▸ **AIM**: Return the material word for word. Do not include the pictures.
--- BEGIN DATA SECTION ---
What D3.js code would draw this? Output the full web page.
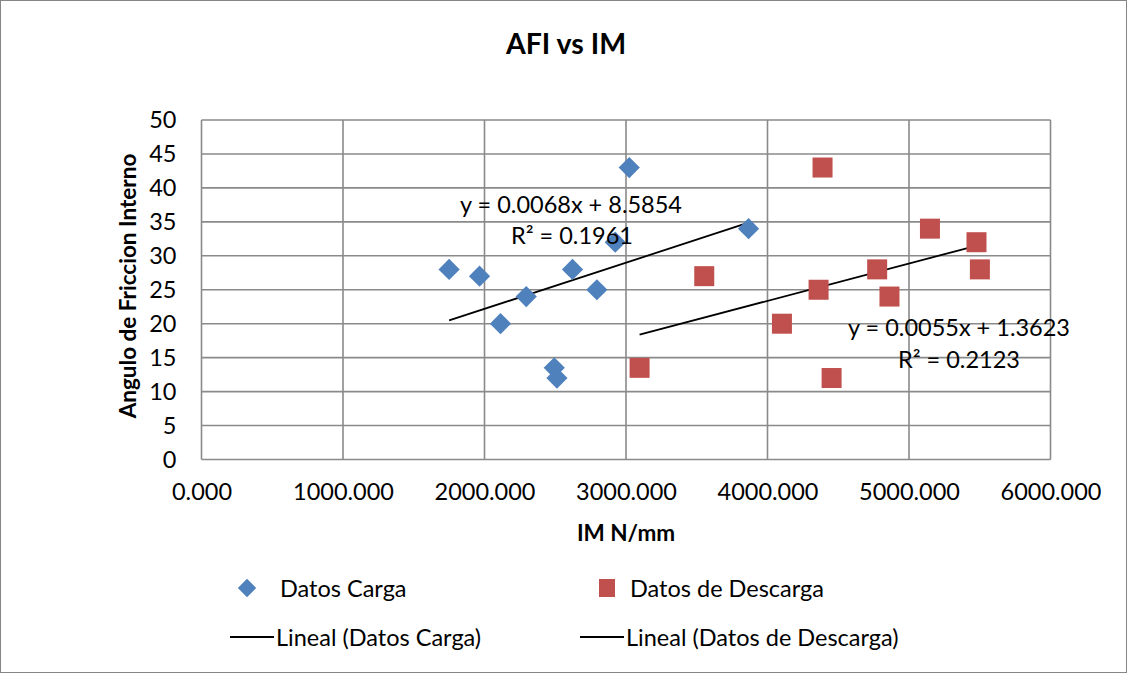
<!DOCTYPE html>
<html>
<head>
<meta charset="utf-8">
<script src="https://cdn.jsdelivr.net/npm/d3@7"></script>
<style>
  html, body { margin: 0; padding: 0; background: #fff; }
  svg { display: block; font-family: Lato, "Open Sans", sans-serif; }
</style>
</head>
<body>
<svg id="chart" width="1127" height="673"></svg>
<script>
// ---- Data ----
const cargaX = [1750, 1965, 2295, 2113, 2622, 2493, 2512, 2794, 2924, 3023, 3866];
const cargaY = [28, 27, 24, 20, 28, 13.5, 12, 25, 32, 43, 34];
const descargaX = [4389, 3553, 3096, 4102, 4361, 4453, 4775, 4862, 5148, 5477, 5501];
const descargaY = [43, 27, 13.5, 20, 25, 12, 28, 24, 34, 32, 28];
const trendSlope = [0.0068, 0.0055];
const trendIntercept = [8.5854, 1.3623];
const trendEq = ["y = 0.0068x + 8.5854", "y = 0.0055x + 1.3623"];
const trendR2 = ["R² = 0.1961", "R² = 0.2123"];
const xTicks = [0, 1000, 2000, 3000, 4000, 5000, 6000];
const yTicks = [0, 5, 10, 15, 20, 25, 30, 35, 40, 45, 50];
const seriesNames = ["Datos Carga", "Datos de Descarga"];
const trendNames = ["Lineal (Datos Carga)", "Lineal (Datos de Descarga)"];
const colors = ["#4F81BD", "#C0504D"];

const svg = d3.select("#chart");
const W = 1127, H = 673;
const plot = { left: 201.5, right: 1050.5, top: 120, bottom: 459.5 };
const FS = 23.5;

// outer border
svg.append("rect").attr("x", 0.5).attr("y", 0.5).attr("width", W - 1).attr("height", H - 1)
  .attr("fill", "#fff").attr("stroke", "#868686").attr("stroke-width", 1);

const x = d3.scaleLinear().domain([0, 6000]).range([plot.left, plot.right]);
const y = d3.scaleLinear().domain([0, 50]).range([plot.bottom, plot.top]);

const gridColor = "#8a8a8a";
// gridlines
const g = svg.append("g");
g.selectAll("line.h").data(yTicks).enter().append("line")
  .attr("x1", plot.left).attr("x2", plot.right)
  .attr("y1", d => y(d)).attr("y2", d => y(d))
  .attr("stroke", gridColor).attr("stroke-width", 1.6);
g.selectAll("line.v").data(xTicks).enter().append("line")
  .attr("y1", plot.top).attr("y2", plot.bottom)
  .attr("x1", d => x(d)).attr("x2", d => x(d))
  .attr("stroke", gridColor).attr("stroke-width", 1.6);

// axes (labels only)
const xAxis = d3.axisBottom(x).tickValues(xTicks).tickFormat(d3.format(".3f")).tickSize(0).tickPadding(24);
const gx = svg.append("g").attr("transform", `translate(0,${plot.bottom})`).call(xAxis);
gx.select(".domain").remove();
gx.selectAll("text").attr("font-size", FS).attr("fill", "#000").attr("font-family", "Lato");

const yAxis = d3.axisLeft(y).tickValues(yTicks).tickSize(0).tickPadding(25);
const gy = svg.append("g").attr("transform", `translate(${plot.left},0)`).call(yAxis);
gy.select(".domain").remove();
gy.selectAll("text").attr("font-size", FS).attr("fill", "#000").attr("font-family", "Lato");

// title
svg.append("text").attr("x", 566).attr("y", 54).attr("text-anchor", "middle")
  .attr("font-size", 28.5).attr("font-weight", "bold").text("AFI vs IM");
// axis titles
svg.append("text").attr("x", 626).attr("y", 541).attr("text-anchor", "middle")
  .attr("font-size", 22.5).attr("font-weight", "bold").text("IM N/mm");
svg.append("text").attr("transform", "translate(136,286) rotate(-90)").attr("text-anchor", "middle")
  .attr("font-size", 22.5).attr("font-weight", "bold").text("Angulo de Friccion Interno");

// trendlines
const series = [
  { xs: cargaX, ys: cargaY },
  { xs: descargaX, ys: descargaY }
];
series.forEach((s, i) => {
  const x0 = d3.min(s.xs), x1 = d3.max(s.xs);
  svg.append("line")
    .attr("x1", x(x0)).attr("y1", y(trendSlope[i] * x0 + trendIntercept[i]))
    .attr("x2", x(x1)).attr("y2", y(trendSlope[i] * x1 + trendIntercept[i]))
    .attr("stroke", "#000").attr("stroke-width", 1.8);
});

// points
svg.append("g").selectAll("rect").data(d3.zip(cargaX, cargaY)).enter().append("rect")
  .attr("x", -7.5).attr("y", -7.5).attr("width", 15).attr("height", 15)
  .attr("transform", d => `translate(${x(d[0])},${y(d[1])}) rotate(45)`)
  .attr("fill", colors[0]);
svg.append("g").selectAll("rect").data(d3.zip(descargaX, descargaY)).enter().append("rect")
  .attr("x", d => x(d[0]) - 10).attr("y", d => y(d[1]) - 10).attr("width", 20).attr("height", 20)
  .attr("fill", colors[1]);

// trend labels
const eqPos = [[460, 213, 511, 244], [848, 336, 898, 368]];
eqPos.forEach((p, i) => {
  svg.append("text").attr("x", p[0]).attr("y", p[1]).attr("font-size", FS).text(trendEq[i]);
  svg.append("text").attr("x", p[2]).attr("y", p[3]).attr("font-size", FS).text(trendR2[i]);
});

// legend
const legX = [247, 607];
const legTextX = [280, 630];
seriesNames.forEach((name, i) => {
  if (i === 0) {
    svg.append("rect").attr("x", -6.5).attr("y", -6.5).attr("width", 13).attr("height", 13)
      .attr("transform", `translate(${legX[i]},588) rotate(45)`).attr("fill", colors[0]);
  } else {
    svg.append("rect").attr("x", legX[i] - 8).attr("y", 579).attr("width", 16).attr("height", 18)
      .attr("fill", colors[1]);
  }
  svg.append("text").attr("x", legTextX[i]).attr("y", 597).attr("font-size", FS).text(name);
  svg.append("line").attr("x1", legTextX[i] - 50).attr("x2", legTextX[i] - 6)
    .attr("y1", 637).attr("y2", 637).attr("stroke", "#000").attr("stroke-width", 1.8);
  svg.append("text").attr("x", legTextX[i] - 4).attr("y", 646).attr("font-size", FS).text(trendNames[i]);
});
</script>
</body>
</html>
--- END DATA SECTION ---
▸ **WRITTEN SOLUTION**:
What D3.js code would draw this? Output the full web page.
<!DOCTYPE html>
<html>
<head>
<meta charset="utf-8">
<script src="https://cdn.jsdelivr.net/npm/d3@7"></script>
<style>
  html, body { margin: 0; padding: 0; background: #fff; }
  svg { display: block; font-family: Lato, "Open Sans", sans-serif; }
</style>
</head>
<body>
<svg id="chart" width="1127" height="673"></svg>
<script>
// ---- Data ----
const cargaX = [1750, 1965, 2295, 2113, 2622, 2493, 2512, 2794, 2924, 3023, 3866];
const cargaY = [28, 27, 24, 20, 28, 13.5, 12, 25, 32, 43, 34];
const descargaX = [4389, 3553, 3096, 4102, 4361, 4453, 4775, 4862, 5148, 5477, 5501];
const descargaY = [43, 27, 13.5, 20, 25, 12, 28, 24, 34, 32, 28];
const trendSlope = [0.0068, 0.0055];
const trendIntercept = [8.5854, 1.3623];
const trendEq = ["y = 0.0068x + 8.5854", "y = 0.0055x + 1.3623"];
const trendR2 = ["R² = 0.1961", "R² = 0.2123"];
const xTicks = [0, 1000, 2000, 3000, 4000, 5000, 6000];
const yTicks = [0, 5, 10, 15, 20, 25, 30, 35, 40, 45, 50];
const seriesNames = ["Datos Carga", "Datos de Descarga"];
const trendNames = ["Lineal (Datos Carga)", "Lineal (Datos de Descarga)"];
const colors = ["#4F81BD", "#C0504D"];

const svg = d3.select("#chart");
const W = 1127, H = 673;
const plot = { left: 201.5, right: 1050.5, top: 120, bottom: 459.5 };
const FS = 23.5;

// outer border
svg.append("rect").attr("x", 0.5).attr("y", 0.5).attr("width", W - 1).attr("height", H - 1)
  .attr("fill", "#fff").attr("stroke", "#868686").attr("stroke-width", 1);

const x = d3.scaleLinear().domain([0, 6000]).range([plot.left, plot.right]);
const y = d3.scaleLinear().domain([0, 50]).range([plot.bottom, plot.top]);

const gridColor = "#8a8a8a";
// gridlines
const g = svg.append("g");
g.selectAll("line.h").data(yTicks).enter().append("line")
  .attr("x1", plot.left).attr("x2", plot.right)
  .attr("y1", d => y(d)).attr("y2", d => y(d))
  .attr("stroke", gridColor).attr("stroke-width", 1.6);
g.selectAll("line.v").data(xTicks).enter().append("line")
  .attr("y1", plot.top).attr("y2", plot.bottom)
  .attr("x1", d => x(d)).attr("x2", d => x(d))
  .attr("stroke", gridColor).attr("stroke-width", 1.6);

// axes (labels only)
const xAxis = d3.axisBottom(x).tickValues(xTicks).tickFormat(d3.format(".3f")).tickSize(0).tickPadding(24);
const gx = svg.append("g").attr("transform", `translate(0,${plot.bottom})`).call(xAxis);
gx.select(".domain").remove();
gx.selectAll("text").attr("font-size", FS).attr("fill", "#000").attr("font-family", "Lato");

const yAxis = d3.axisLeft(y).tickValues(yTicks).tickSize(0).tickPadding(25);
const gy = svg.append("g").attr("transform", `translate(${plot.left},0)`).call(yAxis);
gy.select(".domain").remove();
gy.selectAll("text").attr("font-size", FS).attr("fill", "#000").attr("font-family", "Lato");

// title
svg.append("text").attr("x", 566).attr("y", 54).attr("text-anchor", "middle")
  .attr("font-size", 28.5).attr("font-weight", "bold").text("AFI vs IM");
// axis titles
svg.append("text").attr("x", 626).attr("y", 541).attr("text-anchor", "middle")
  .attr("font-size", 22.5).attr("font-weight", "bold").text("IM N/mm");
svg.append("text").attr("transform", "translate(136,286) rotate(-90)").attr("text-anchor", "middle")
  .attr("font-size", 22.5).attr("font-weight", "bold").text("Angulo de Friccion Interno");

// trendlines
const series = [
  { xs: cargaX, ys: cargaY },
  { xs: descargaX, ys: descargaY }
];
series.forEach((s, i) => {
  const x0 = d3.min(s.xs), x1 = d3.max(s.xs);
  svg.append("line")
    .attr("x1", x(x0)).attr("y1", y(trendSlope[i] * x0 + trendIntercept[i]))
    .attr("x2", x(x1)).attr("y2", y(trendSlope[i] * x1 + trendIntercept[i]))
    .attr("stroke", "#000").attr("stroke-width", 1.8);
});

// points
svg.append("g").selectAll("rect").data(d3.zip(cargaX, cargaY)).enter().append("rect")
  .attr("x", -7.5).attr("y", -7.5).attr("width", 15).attr("height", 15)
  .attr("transform", d => `translate(${x(d[0])},${y(d[1])}) rotate(45)`)
  .attr("fill", colors[0]);
svg.append("g").selectAll("rect").data(d3.zip(descargaX, descargaY)).enter().append("rect")
  .attr("x", d => x(d[0]) - 10).attr("y", d => y(d[1]) - 10).attr("width", 20).attr("height", 20)
  .attr("fill", colors[1]);

// trend labels
const eqPos = [[460, 213, 511, 244], [848, 336, 898, 368]];
eqPos.forEach((p, i) => {
  svg.append("text").attr("x", p[0]).attr("y", p[1]).attr("font-size", FS).text(trendEq[i]);
  svg.append("text").attr("x", p[2]).attr("y", p[3]).attr("font-size", FS).text(trendR2[i]);
});

// legend
const legX = [247, 607];
const legTextX = [280, 630];
seriesNames.forEach((name, i) => {
  if (i === 0) {
    svg.append("rect").attr("x", -6.5).attr("y", -6.5).attr("width", 13).attr("height", 13)
      .attr("transform", `translate(${legX[i]},588) rotate(45)`).attr("fill", colors[0]);
  } else {
    svg.append("rect").attr("x", legX[i] - 8).attr("y", 579).attr("width", 16).attr("height", 18)
      .attr("fill", colors[1]);
  }
  svg.append("text").attr("x", legTextX[i]).attr("y", 597).attr("font-size", FS).text(name);
  svg.append("line").attr("x1", legTextX[i] - 50).attr("x2", legTextX[i] - 6)
    .attr("y1", 637).attr("y2", 637).attr("stroke", "#000").attr("stroke-width", 1.8);
  svg.append("text").attr("x", legTextX[i] - 4).attr("y", 646).attr("font-size", FS).text(trendNames[i]);
});
</script>
</body>
</html>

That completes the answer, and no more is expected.